Konstantin Gizdov has an interesting story to tell. He got locked out of his Microsoft Azure account. He doesn’t think it was hacked, it was a Microsoft software bug.
More importantly, his attempts to recover the account were incredibly frustrating. The frustration was, in part, caused by the fact that Microsoft didn’t think it was their problem.
The problem started when he got an email that his account had been renamed. All of his attempts to get Microsoft support to unlock the account were totally unsuccessful and the data in the account was important to him.
Part of his problem was that, as an IT person, he had secured his account very effectively and removed most of the back doors that would have let him back in.
He followed all of Microsoft’s procedures for recovering his account, but, for whatever reason, none of them worked. Microsoft said there are no bugs (really? What alternate reality do they live in?)
He did have an emergency account recovery code which should work except that, he said, there was s 30 day waiting period before he could use it.
But he lucked out. His story got a fair amount of coverage and Microsoft’s Identity VP saw it. HE apologized on Twitter, both for the bug and how Microsoft’s customer support handled it.
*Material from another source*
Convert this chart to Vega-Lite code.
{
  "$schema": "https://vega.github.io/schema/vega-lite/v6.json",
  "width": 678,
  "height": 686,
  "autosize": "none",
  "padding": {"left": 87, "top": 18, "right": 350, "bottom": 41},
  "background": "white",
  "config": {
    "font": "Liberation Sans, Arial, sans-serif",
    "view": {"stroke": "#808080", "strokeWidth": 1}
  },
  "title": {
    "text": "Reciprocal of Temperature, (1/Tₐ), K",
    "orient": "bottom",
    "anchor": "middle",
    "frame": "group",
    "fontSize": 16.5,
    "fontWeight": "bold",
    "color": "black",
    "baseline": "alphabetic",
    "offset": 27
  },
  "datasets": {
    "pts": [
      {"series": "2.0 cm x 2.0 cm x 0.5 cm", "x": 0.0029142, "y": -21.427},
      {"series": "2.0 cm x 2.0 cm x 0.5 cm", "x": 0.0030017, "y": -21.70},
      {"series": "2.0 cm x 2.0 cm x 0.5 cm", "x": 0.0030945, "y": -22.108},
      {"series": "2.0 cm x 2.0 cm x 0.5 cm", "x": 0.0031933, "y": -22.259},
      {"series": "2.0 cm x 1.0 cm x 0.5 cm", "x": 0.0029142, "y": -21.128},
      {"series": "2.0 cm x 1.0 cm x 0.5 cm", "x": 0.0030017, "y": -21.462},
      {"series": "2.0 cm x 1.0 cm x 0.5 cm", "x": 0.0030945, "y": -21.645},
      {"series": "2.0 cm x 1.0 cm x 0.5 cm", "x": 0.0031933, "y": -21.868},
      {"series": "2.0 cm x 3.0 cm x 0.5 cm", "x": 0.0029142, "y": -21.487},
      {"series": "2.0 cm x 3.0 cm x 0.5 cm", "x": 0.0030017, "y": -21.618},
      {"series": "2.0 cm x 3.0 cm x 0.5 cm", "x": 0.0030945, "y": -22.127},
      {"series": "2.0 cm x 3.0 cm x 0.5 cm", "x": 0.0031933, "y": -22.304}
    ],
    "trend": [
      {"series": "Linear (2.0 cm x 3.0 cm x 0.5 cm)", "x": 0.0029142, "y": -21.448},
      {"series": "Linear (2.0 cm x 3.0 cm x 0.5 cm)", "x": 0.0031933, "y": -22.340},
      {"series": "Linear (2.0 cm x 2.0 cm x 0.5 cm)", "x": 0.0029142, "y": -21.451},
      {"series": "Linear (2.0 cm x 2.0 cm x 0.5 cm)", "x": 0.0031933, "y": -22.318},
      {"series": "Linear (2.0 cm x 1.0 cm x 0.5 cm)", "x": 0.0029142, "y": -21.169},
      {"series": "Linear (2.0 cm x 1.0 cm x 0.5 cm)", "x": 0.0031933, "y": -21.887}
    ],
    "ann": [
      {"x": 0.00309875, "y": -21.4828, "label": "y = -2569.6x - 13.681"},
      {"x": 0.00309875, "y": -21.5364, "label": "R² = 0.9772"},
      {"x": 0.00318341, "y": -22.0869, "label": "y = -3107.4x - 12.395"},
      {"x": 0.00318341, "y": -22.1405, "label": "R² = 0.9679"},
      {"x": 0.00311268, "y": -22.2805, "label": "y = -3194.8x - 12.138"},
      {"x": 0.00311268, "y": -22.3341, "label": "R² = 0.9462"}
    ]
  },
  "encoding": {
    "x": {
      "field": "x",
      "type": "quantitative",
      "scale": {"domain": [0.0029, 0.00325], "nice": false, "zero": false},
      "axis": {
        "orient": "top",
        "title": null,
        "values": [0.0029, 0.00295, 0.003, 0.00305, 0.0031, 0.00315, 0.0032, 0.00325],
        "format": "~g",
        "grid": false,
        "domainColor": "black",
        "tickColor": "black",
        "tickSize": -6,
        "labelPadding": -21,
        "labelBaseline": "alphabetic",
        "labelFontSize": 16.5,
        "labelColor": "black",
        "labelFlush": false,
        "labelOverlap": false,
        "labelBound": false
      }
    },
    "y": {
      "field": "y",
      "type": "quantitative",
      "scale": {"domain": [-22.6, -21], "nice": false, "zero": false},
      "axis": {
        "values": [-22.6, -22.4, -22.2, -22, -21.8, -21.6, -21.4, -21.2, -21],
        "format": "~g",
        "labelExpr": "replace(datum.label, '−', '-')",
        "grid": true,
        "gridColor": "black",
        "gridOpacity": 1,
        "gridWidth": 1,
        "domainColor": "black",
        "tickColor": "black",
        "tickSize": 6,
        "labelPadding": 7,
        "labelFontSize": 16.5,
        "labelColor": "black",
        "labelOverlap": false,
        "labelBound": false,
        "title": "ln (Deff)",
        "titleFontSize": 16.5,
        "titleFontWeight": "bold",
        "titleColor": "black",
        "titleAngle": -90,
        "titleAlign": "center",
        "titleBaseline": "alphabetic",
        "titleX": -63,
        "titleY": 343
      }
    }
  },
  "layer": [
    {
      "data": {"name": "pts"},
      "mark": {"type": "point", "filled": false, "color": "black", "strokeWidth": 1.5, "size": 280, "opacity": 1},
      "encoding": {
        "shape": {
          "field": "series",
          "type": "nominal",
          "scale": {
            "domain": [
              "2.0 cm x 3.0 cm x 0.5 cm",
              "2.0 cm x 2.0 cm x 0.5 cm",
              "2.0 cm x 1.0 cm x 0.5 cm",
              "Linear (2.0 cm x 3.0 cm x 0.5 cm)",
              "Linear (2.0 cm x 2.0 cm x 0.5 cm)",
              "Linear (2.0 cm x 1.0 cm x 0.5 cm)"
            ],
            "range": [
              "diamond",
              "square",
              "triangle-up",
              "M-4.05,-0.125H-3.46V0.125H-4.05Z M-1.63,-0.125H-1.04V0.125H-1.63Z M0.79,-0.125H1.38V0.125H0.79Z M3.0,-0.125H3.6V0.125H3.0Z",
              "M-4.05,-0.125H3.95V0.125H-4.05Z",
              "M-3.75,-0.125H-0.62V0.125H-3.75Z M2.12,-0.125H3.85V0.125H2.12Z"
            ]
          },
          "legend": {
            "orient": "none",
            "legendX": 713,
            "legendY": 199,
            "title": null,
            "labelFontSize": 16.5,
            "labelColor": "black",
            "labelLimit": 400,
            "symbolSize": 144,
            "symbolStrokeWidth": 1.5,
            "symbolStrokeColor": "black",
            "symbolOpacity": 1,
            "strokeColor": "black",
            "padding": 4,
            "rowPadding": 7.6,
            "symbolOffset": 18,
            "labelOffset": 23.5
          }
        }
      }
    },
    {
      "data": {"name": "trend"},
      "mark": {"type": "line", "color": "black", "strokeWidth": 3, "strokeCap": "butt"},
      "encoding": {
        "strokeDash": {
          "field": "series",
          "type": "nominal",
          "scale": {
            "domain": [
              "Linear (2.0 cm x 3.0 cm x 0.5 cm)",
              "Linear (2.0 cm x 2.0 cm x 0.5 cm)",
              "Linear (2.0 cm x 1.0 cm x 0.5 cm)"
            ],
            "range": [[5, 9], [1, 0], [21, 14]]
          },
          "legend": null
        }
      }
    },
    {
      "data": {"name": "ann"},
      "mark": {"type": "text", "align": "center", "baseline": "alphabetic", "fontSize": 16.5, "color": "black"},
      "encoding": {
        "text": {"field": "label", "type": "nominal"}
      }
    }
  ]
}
But this is a good lesson for everyone.
Even Microsoft says that you should use an out of network backup. WE have at least 4 generations of backups, including at least one that is locked up in a bank vault. You really can’t have too many backups.
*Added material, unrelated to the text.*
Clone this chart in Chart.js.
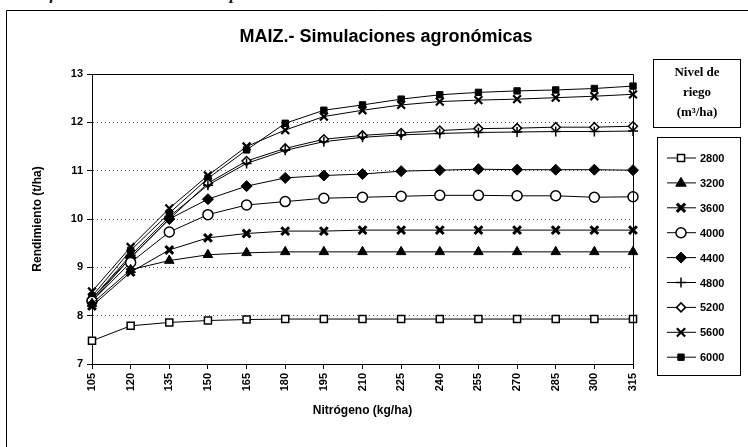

As companies and individuals move more stuff to the cloud, this is becoming a potentially large issue.
While the world won’t stop turning if you lose all of your music or photos stored in the cloud, I suspect a lot of people will not be happy. Support on the consumer side is even worse than what this guy experienced.
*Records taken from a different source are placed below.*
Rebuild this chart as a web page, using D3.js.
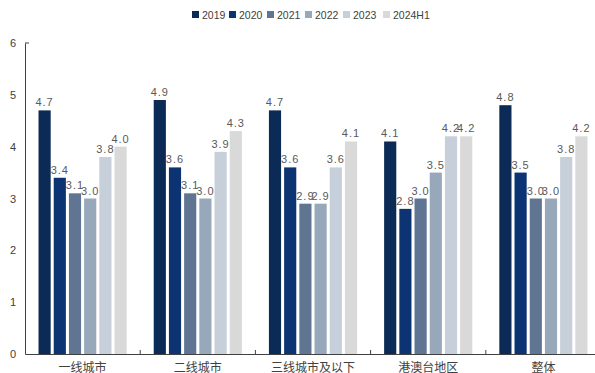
<!DOCTYPE html>
<html>
<head>
<meta charset="utf-8">
<script src="https://cdn.jsdelivr.net/npm/d3@7"></script>
<style>
	body { margin: 0; background: #fff; }
	svg { display: block; font-family: "Liberation Sans", Arial, "Noto Sans CJK SC", sans-serif; }
</style>
</head>
<body>
<div class="chart"></div>
<script>
// data
let categories = ['一线城市', '二线城市', '三线城市及以下', '港澳台地区', '整体'];
let seriesNames = ['2019', '2020', '2021', '2022', '2023', '2024H1'];
let s2019 = [4.7, 4.9, 4.7, 4.1, 4.8];
let s2020 = [3.4, 3.6, 3.6, 2.8, 3.5];
let s2021 = [3.1, 3.1, 2.9, 3.0, 3.0];
let s2022 = [3.0, 3.0, 2.9, 3.5, 3.0];
let s2023 = [3.8, 3.9, 3.6, 4.2, 3.8];
let s2024H1 = [4.0, 4.3, 4.1, 4.2, 4.2];
let yTicks = [0, 1, 2, 3, 4, 5, 6];

let series = [s2019, s2020, s2021, s2022, s2023, s2024H1];
let colors = ['#0b2a56', '#0d3472', '#5f7592', '#97a8bb', '#c6cfda', '#d9d9d9'];

let width = 595, height = 373;
let margin = { top: 43, right: -6, bottom: 19, left: 25 };
let innerW = width - margin.left - margin.right;
let innerH = height - margin.top - margin.bottom;

let svg = d3.select('.chart').append('svg')
	.attr('width', width)
	.attr('height', height);

let g = svg.append('g').attr('transform', 'translate(' + margin.left + ',' + margin.top + ')');

let xScale = d3.scaleBand().domain(categories).range([0, innerW]);
let xInner = d3.scaleBand().domain(seriesNames)
	.range([12, xScale.bandwidth() - 12])
	.paddingInner(0.2).paddingOuter(0.1);
let yScale = d3.scaleLinear().domain([0, 6]).range([innerH, 0]);

// y axis
let yAxis = g.append('g')
	.call(d3.axisLeft(yScale).tickValues(yTicks).tickSize(0).tickPadding(9).tickFormat(d3.format('d')));
yAxis.select('.domain').attr('stroke', '#404040');
yAxis.selectAll('text').attr('font-size', 11).attr('fill', '#404040');
g.append('line')
	.attr('x1', 0).attr('x2', 4)
	.attr('y1', yScale(6)).attr('y2', yScale(6))
	.attr('stroke', '#404040');

// bars
let groups = g.selectAll('.grp')
	.data(categories)
	.enter().append('g')
	.attr('class', 'grp')
	.attr('transform', d => 'translate(' + xScale(d) + ',0)');

groups.each(function (cat, ci) {
	let grp = d3.select(this);
	let vals = series.map((s, si) => ({ key: seriesNames[si], value: s[ci], color: colors[si] }));
	grp.selectAll('rect')
		.data(vals)
		.enter().append('rect')
		.attr('x', d => xInner(d.key))
		.attr('y', d => yScale(d.value))
		.attr('width', xInner.bandwidth())
		.attr('height', d => innerH - yScale(d.value))
		.attr('fill', d => d.color);
	grp.selectAll('text')
		.data(vals)
		.enter().append('text')
		.attr('x', d => xInner(d.key) + xInner.bandwidth() / 2)
		.attr('y', d => yScale(d.value) - 4)
		.attr('text-anchor', 'middle')
		.attr('font-size', 11)
		.attr('letter-spacing', 1)
		.attr('fill', '#595959')
		.text(d => d.value.toFixed(1));
});

// x axis
let xAxis = g.append('g')
	.attr('transform', 'translate(0,' + innerH + ')')
	.call(d3.axisBottom(xScale).tickSize(0).tickPadding(9));
xAxis.select('.domain').attr('stroke', '#404040');
xAxis.selectAll('text').attr('font-size', 12).attr('fill', '#404040')
	.attr('font-family', '"Noto Sans CJK SC", sans-serif');
g.selectAll('.sep')
	.data(categories.slice(1))
	.enter().append('line')
	.attr('x1', d => xScale(d)).attr('x2', d => xScale(d))
	.attr('y1', innerH).attr('y2', innerH - 4)
	.attr('stroke', '#404040');

// legend
let legend = svg.append('g').attr('transform', 'translate(192,15)');
let legendX = [0, 37, 75, 113, 151, 191];
let items = legend.selectAll('g')
	.data(seriesNames)
	.enter().append('g')
	.attr('transform', (d, i) => 'translate(' + legendX[i] + ',0)');
items.append('rect')
	.attr('x', 0).attr('y', -4)
	.attr('width', 7).attr('height', 7)
	.attr('fill', (d, i) => colors[i]);
items.append('text')
	.attr('x', 10).attr('y', 3.5)
	.attr('font-size', 10.5)
	.attr('fill', '#404040')
	.text(d => d);
</script>
</body>
</html>
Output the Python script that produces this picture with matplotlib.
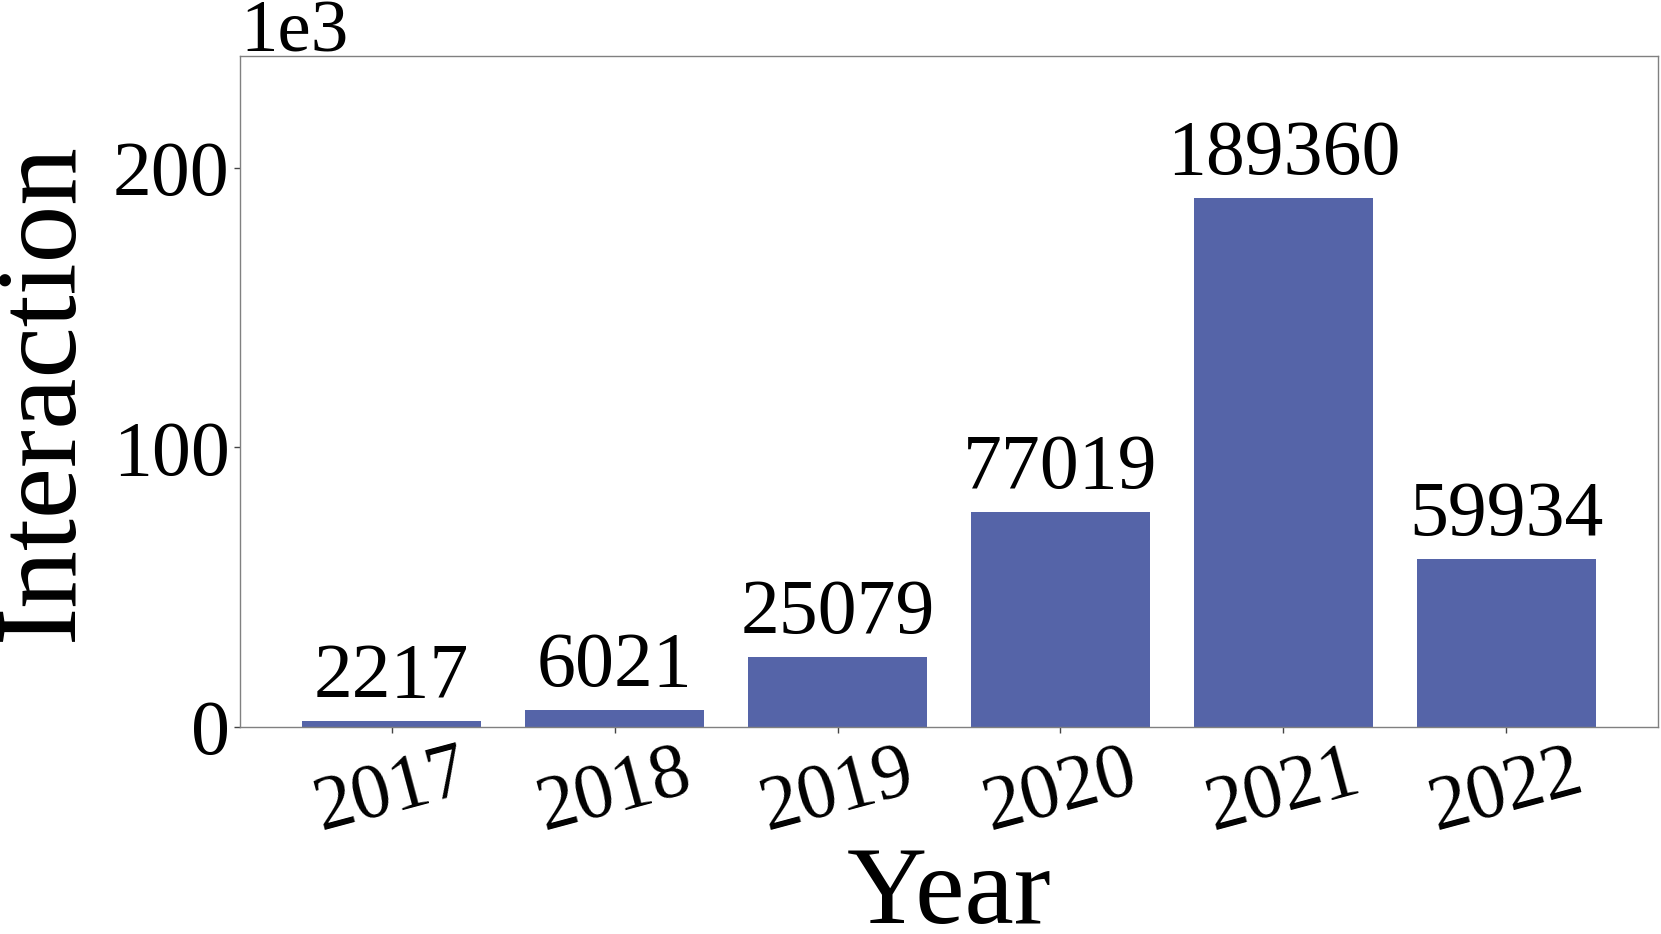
import matplotlib
matplotlib.use("Agg")
import matplotlib.pyplot as plt

years = ["2017", "2018", "2019", "2020", "2021", "2022"]
interactions = [2217, 6021, 25079, 77019, 189360, 59934]

plt.rcParams['font.family'] = ['Liberation Serif', 'DejaVu Serif']

fig, ax = plt.subplots(figsize=(16.61, 9.34), dpi=100)
fig.subplots_adjust(left=240 / 1661, right=1658 / 1661, top=1 - 56 / 934, bottom=1 - 727 / 934)

x = range(len(years))
bars = ax.bar(x, interactions, width=0.8, color='#5564a8')
for xi, v in zip(x, interactions):
    ax.text(xi, v + 2500, str(v), ha='center', va='bottom', fontsize=56)

ax.set_xticks(list(x))
ax.set_xticklabels(years, rotation=15, fontsize=56)
ax.set_xlim(-0.68, 5.68)
ax.set_ylim(0, 240000)
ax.ticklabel_format(style='sci', axis='y', scilimits=(3, 3))
ax.yaxis.get_offset_text().set_fontsize(54)
ax.tick_params(axis='y', labelsize=56)
ax.tick_params(colors='#444444', labelcolor='black', length=4, width=1)

for s in ax.spines.values():
    s.set_color('#808080')
    s.set_linewidth(1)

ax.set_xlabel("Year", fontsize=80, labelpad=0)
ax.set_ylabel("Interaction", fontsize=83, labelpad=12)

fig.savefig("out.png", dpi=100)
On the business side, getting locked out of your business records or customer records could, potentially, put you out of business. And get you sued on top of it.
And cyber insurance companies are starting to get into the act telling businesses that they won’t get coverage if they don’t have the right air-gapped backups.
This would be a good time to review what you have, both for your business and personally, and make sure that you are okay with whatever losses you might have if something bad were to happen.